| EXERCISE AIM |
Search the material for the word "this" and copy each line that holds it.

| INPUT MATERIAL |
------------
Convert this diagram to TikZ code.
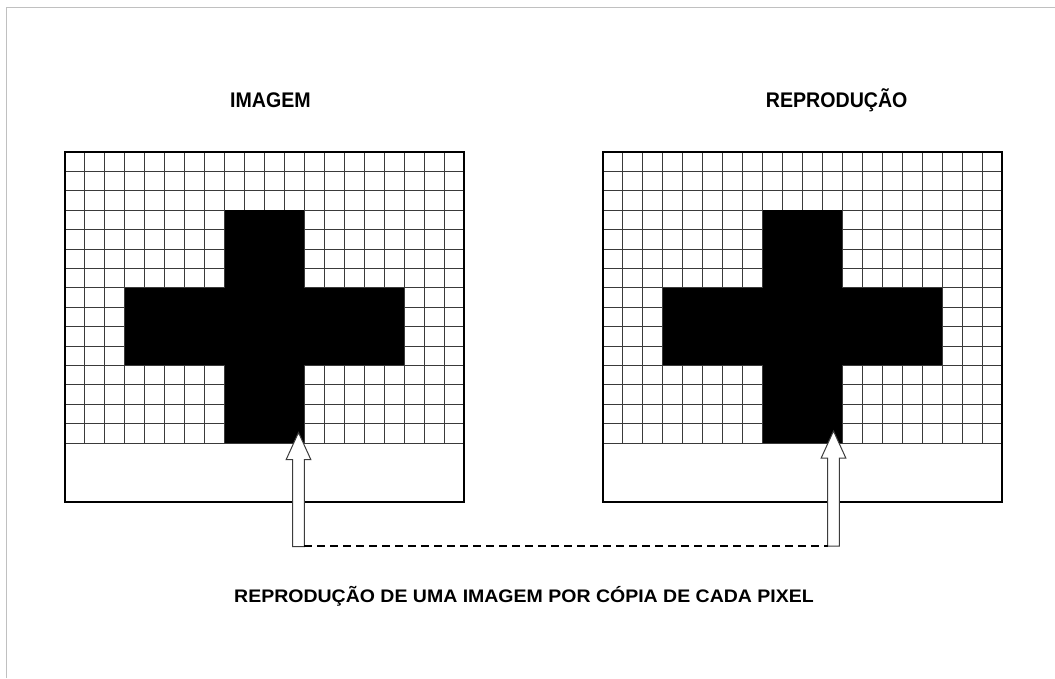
------------
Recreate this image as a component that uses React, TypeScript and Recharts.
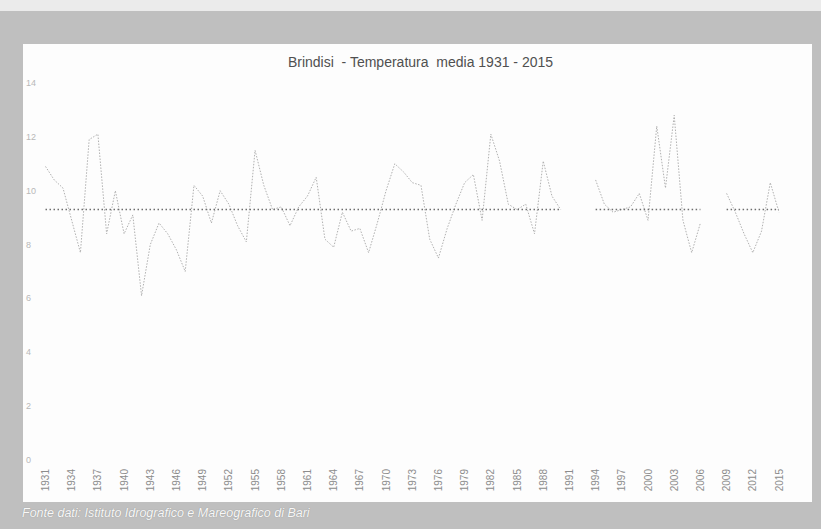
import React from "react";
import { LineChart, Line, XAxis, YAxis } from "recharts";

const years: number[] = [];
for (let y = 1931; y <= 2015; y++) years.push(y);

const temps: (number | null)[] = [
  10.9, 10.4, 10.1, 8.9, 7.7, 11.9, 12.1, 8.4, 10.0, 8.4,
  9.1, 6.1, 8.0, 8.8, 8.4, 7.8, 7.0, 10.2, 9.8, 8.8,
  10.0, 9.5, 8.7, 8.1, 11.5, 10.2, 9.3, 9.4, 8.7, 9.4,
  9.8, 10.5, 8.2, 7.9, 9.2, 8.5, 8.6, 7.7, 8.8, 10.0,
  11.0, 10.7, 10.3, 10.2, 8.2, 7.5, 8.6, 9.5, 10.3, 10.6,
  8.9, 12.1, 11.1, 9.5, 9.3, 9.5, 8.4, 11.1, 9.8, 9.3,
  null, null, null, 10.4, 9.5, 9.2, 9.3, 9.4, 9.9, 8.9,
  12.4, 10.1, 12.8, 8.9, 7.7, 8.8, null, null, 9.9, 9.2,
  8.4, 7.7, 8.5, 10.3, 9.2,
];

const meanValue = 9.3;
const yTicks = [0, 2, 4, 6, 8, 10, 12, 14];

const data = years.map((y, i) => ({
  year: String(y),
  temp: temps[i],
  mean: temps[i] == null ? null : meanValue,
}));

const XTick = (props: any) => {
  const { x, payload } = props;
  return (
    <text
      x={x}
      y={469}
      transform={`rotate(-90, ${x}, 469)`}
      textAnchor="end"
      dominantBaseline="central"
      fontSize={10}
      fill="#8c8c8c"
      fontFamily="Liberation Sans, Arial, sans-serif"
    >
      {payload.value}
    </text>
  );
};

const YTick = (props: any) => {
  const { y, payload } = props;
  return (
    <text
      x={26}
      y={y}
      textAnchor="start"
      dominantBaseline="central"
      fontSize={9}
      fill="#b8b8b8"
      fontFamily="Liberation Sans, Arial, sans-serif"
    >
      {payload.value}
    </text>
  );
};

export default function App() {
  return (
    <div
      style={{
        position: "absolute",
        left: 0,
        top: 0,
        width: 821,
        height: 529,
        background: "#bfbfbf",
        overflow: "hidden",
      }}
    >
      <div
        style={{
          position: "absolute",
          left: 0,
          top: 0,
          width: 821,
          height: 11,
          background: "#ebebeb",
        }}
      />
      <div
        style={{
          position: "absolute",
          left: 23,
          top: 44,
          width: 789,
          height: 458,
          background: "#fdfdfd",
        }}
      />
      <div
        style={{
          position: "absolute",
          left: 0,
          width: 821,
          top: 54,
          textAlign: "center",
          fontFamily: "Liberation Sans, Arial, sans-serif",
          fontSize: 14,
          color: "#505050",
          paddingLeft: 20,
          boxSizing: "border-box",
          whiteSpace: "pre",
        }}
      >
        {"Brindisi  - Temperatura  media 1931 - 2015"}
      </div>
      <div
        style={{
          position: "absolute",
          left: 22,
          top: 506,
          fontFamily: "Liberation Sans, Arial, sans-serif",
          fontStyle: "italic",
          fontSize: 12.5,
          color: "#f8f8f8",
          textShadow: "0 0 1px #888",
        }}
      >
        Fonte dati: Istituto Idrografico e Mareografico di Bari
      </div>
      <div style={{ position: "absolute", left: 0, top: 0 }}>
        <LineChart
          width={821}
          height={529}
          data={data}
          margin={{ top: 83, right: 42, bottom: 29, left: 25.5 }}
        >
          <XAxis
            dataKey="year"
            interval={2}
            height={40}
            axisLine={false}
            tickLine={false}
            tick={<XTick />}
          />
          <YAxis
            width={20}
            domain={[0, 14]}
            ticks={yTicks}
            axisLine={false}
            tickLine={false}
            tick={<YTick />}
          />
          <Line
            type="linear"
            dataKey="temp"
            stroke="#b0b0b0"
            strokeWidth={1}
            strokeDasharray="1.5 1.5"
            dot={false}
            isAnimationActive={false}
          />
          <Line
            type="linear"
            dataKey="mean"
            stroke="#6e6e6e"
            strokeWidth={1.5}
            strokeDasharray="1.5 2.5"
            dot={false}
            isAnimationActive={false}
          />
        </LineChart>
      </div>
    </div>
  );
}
------------
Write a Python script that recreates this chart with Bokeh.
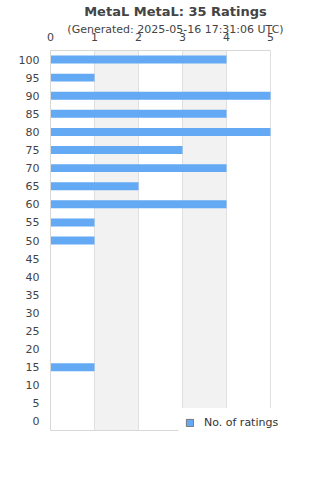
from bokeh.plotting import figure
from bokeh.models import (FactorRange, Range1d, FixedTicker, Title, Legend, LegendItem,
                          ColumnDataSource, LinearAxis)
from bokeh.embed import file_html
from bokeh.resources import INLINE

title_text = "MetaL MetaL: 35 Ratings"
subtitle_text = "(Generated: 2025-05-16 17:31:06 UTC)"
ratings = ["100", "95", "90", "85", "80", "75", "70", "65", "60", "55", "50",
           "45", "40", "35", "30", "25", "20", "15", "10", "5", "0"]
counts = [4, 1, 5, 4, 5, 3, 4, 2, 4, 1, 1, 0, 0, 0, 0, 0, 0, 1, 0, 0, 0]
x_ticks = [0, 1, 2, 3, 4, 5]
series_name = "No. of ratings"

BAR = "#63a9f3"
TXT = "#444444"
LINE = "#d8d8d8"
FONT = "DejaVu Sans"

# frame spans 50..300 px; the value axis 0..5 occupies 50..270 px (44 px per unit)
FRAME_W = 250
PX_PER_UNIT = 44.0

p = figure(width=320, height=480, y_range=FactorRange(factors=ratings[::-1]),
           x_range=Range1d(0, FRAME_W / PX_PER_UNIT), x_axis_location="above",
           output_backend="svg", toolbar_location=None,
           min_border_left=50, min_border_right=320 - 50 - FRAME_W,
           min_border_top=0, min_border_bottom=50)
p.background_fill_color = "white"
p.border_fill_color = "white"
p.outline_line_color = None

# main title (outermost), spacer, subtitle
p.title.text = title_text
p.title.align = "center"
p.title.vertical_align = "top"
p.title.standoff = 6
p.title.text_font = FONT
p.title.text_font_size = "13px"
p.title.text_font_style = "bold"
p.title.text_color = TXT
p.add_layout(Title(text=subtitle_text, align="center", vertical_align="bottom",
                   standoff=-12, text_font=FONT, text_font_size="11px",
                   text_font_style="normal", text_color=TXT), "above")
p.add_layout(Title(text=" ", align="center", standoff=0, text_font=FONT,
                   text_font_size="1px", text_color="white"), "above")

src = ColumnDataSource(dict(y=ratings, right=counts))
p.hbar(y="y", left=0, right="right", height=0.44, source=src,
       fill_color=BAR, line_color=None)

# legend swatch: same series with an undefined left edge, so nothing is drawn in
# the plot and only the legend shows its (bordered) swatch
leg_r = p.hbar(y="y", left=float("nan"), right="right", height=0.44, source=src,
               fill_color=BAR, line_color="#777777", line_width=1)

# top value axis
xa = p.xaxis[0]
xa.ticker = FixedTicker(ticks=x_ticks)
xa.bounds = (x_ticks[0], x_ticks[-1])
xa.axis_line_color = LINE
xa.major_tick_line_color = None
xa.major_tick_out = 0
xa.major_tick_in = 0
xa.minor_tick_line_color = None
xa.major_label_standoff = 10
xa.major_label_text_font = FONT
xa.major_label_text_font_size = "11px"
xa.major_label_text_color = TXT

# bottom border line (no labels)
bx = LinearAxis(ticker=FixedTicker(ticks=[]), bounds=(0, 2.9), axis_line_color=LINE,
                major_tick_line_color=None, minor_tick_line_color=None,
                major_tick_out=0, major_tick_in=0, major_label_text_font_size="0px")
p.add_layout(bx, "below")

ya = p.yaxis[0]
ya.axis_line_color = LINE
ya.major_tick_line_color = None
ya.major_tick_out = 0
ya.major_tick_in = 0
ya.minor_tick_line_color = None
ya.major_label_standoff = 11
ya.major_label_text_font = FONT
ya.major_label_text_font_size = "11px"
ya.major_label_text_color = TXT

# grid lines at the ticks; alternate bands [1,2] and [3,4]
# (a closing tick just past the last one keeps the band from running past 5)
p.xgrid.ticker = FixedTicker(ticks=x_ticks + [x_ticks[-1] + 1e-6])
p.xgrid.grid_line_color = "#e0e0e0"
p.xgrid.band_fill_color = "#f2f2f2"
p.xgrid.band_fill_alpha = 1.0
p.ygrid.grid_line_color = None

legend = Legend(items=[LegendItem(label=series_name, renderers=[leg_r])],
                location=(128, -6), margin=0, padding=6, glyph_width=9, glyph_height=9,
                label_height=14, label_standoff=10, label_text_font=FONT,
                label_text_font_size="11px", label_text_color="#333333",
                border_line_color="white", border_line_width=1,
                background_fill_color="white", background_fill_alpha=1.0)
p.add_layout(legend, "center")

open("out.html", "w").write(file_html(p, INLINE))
------------
| SOLUTION TO THE EXERCISE |
Convert this diagram to TikZ code.
Recreate this image as a component that uses React, TypeScript and Recharts.
Write a Python script that recreates this chart with Bokeh.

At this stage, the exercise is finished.